= GIVEN INFORMATION =
§
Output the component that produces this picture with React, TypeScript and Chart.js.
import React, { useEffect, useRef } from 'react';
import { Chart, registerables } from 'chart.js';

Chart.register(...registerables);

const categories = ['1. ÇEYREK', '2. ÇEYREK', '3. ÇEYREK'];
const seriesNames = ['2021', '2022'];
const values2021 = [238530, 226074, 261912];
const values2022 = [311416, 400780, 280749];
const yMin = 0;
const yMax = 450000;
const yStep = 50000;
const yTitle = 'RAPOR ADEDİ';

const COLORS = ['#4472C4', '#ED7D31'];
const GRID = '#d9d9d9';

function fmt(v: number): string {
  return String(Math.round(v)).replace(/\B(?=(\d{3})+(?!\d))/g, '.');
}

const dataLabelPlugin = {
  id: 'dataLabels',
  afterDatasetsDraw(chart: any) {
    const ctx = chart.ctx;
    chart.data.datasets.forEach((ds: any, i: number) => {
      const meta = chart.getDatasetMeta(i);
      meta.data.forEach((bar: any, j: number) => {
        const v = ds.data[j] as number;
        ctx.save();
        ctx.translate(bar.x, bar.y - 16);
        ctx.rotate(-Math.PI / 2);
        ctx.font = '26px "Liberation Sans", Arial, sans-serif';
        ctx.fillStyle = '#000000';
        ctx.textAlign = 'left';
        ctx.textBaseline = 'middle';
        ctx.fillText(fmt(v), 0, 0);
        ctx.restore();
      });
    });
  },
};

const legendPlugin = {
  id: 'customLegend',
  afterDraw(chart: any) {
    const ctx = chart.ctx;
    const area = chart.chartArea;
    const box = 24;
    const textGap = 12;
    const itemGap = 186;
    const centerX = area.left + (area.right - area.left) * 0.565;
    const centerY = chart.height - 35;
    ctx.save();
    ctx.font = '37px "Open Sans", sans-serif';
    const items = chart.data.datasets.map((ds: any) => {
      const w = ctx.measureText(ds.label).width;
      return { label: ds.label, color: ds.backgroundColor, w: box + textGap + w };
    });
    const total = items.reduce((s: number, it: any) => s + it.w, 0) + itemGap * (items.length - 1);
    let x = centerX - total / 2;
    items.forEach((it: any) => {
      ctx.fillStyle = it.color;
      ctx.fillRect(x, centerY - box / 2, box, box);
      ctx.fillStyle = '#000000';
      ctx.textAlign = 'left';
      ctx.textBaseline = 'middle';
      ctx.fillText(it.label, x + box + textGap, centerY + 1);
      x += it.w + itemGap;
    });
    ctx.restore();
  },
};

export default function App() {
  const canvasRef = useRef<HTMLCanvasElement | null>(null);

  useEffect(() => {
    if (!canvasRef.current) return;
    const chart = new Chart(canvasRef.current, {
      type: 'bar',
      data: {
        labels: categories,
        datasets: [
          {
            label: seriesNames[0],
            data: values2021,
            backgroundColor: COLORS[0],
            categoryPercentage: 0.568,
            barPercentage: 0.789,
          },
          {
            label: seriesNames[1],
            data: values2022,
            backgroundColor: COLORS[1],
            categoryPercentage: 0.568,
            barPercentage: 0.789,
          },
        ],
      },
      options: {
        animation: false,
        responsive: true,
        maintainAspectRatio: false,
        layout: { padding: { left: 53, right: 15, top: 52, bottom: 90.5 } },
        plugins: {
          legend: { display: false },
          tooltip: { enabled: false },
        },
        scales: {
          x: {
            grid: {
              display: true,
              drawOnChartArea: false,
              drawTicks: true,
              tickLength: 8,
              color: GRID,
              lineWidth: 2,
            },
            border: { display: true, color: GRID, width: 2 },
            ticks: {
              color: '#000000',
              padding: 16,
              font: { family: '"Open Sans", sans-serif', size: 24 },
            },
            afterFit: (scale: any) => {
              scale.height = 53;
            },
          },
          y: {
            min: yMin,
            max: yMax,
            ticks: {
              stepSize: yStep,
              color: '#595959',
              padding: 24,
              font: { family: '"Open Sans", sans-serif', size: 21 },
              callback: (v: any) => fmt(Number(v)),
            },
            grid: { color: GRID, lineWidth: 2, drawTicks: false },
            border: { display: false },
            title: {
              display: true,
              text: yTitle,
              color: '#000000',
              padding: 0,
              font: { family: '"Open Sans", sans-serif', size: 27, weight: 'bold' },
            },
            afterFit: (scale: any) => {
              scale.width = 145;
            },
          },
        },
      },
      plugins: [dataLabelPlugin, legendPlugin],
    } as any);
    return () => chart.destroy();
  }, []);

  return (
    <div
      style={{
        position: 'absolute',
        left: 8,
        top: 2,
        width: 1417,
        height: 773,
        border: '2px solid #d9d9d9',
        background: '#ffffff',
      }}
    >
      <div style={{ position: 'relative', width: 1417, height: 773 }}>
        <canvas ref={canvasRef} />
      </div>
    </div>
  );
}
§
Search the listing above for the string "React". Copy every line that contains it.

= TASK SOLUTION =
Output the component that produces this picture with React, TypeScript and Chart.js.
import React, { useEffect, useRef } from 'react';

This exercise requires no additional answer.